Riddick’s signed and notarized affidavit goes on to say that FDLE “issued subpoenas to certain Governmental Agencies with the State of Pennsylvania requesting disclosure of official court records, law enforcement agency files and criminal arrest records pertaining to Gregory Tony. Said subpoenas were issued by the Broward County State Attorney’s Office.”
The subpoenas were served to the agencies in Pennsylvania on May 11 and again on Sept. 4. “FDLE is currently waiting on a response to the subpoena issued in this investigation for Philadelphia County court records,” Riddick wrote.

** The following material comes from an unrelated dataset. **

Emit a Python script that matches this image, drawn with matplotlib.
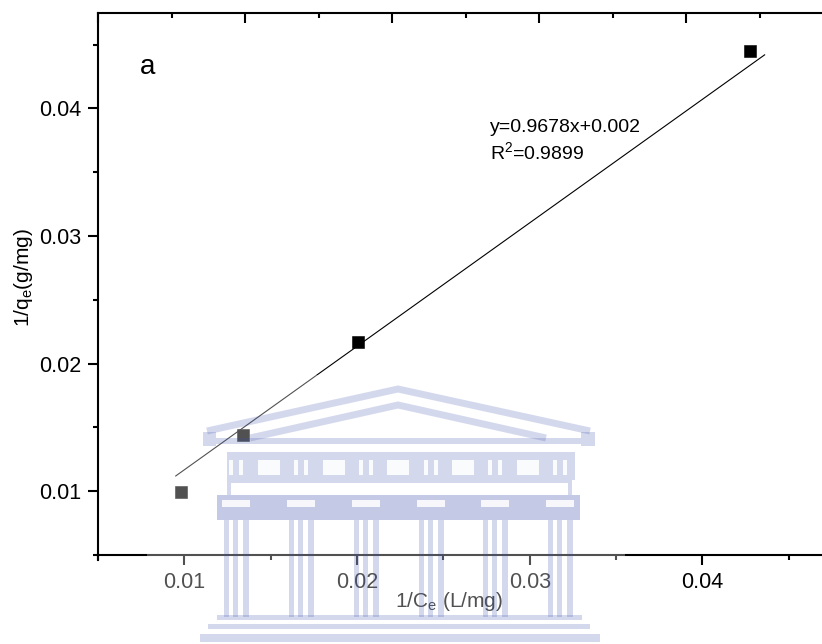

Tony has yet to publicly address the accusation that he is a convicted felon. He did not respond to an emailed request for comment on the matter from Florida Bulldog.
Two new lawsuits
On Monday afternoon, Tony’s Republican opponent H. Wayne Clark filed a five-page complaint asking Broward Circuit Judge Michael Robinson to declare that Tony is a convicted felon, a status that under the Florida Constitution would disqualify Tony from holding public office, and to declare Clark “the winner of the election.”
Hours later, former Sheriff Scott Israel – who lost to Tony in last August’s Democratic primary – filed a similar complaint. Israel contends that Tony, as a felon, was ineligible under the constitution to be nominated by the Democratic Party to run in the general election. Both Clark and Israel say they learned of Tony’s felonious past after their respective elections.
“Plaintiff seeks to enjoin Gregory Tony from being sworn in and [to] declare him ineligible to hold office,” both lawsuits say.
Three active lawsuits now seek Tony’s ouster. The first was filed Oct. 30 by Clark and three other unsuccessful candidates, not including Israel, in the primary and general elections.
In the general election Tony outpaced Clark in heavily Democratic Broward by nearly two to one – with 63.3 percent, or 578,536 votes to Clark’s 32.09 percent, or 293,170 votes. Independent Charles “Chuck” Whatley collected just four percent, or 37,572 votes.
In the six-candidate August democratic primary, Tony beat second-place finisher Israel by 79,498 to 74,778 votes.
Sheriff dodged process
Sheriff Tony, who dodged process servers for two weeks before finally being served with official notice of the first lawsuit on Nov. 12, did not attend a court hearing Monday morning. He was, however, represented by a trio of high-priced, well-known lawyers: former American Bar Association president Stephen Zack, former Florida House of Representatives Speaker Jon Mills – both with the powerhouse firm Boies Schiller Flexner – and Michael Moskowitz, an influential Broward government and health-care attorney.
Monday’s hearing didn’t last long. The judge granted a motion by Tony’s lawyers to delay the hearing until after Thanksgiving.
The Florida Constitution’s anti-felony requirement was invoked one year ago in Ocala when Tyrone E. Oliver was barred from taking a seat on the city council due to a felony drug conviction three decades ago, according to news reports. A special election to replace him was held last March, and a runoff after that.
Tony signed a candidate oath last June declaring he was qualified under the constitution and the laws of Florida to hold office. The constitution says, “No person convicted of a felony, or adjudicated in this or any other state to be mentally incompetent, shall be qualified to vote or hold office until restoration of civil rights or removal of disability.”
In 2018, Florida voters overwhelmingly passed Amendment 4 that restored voting rights for most felons. The amendment, however, did not restore other civil rights to felons such as the right to serve on a jury or to hold public office.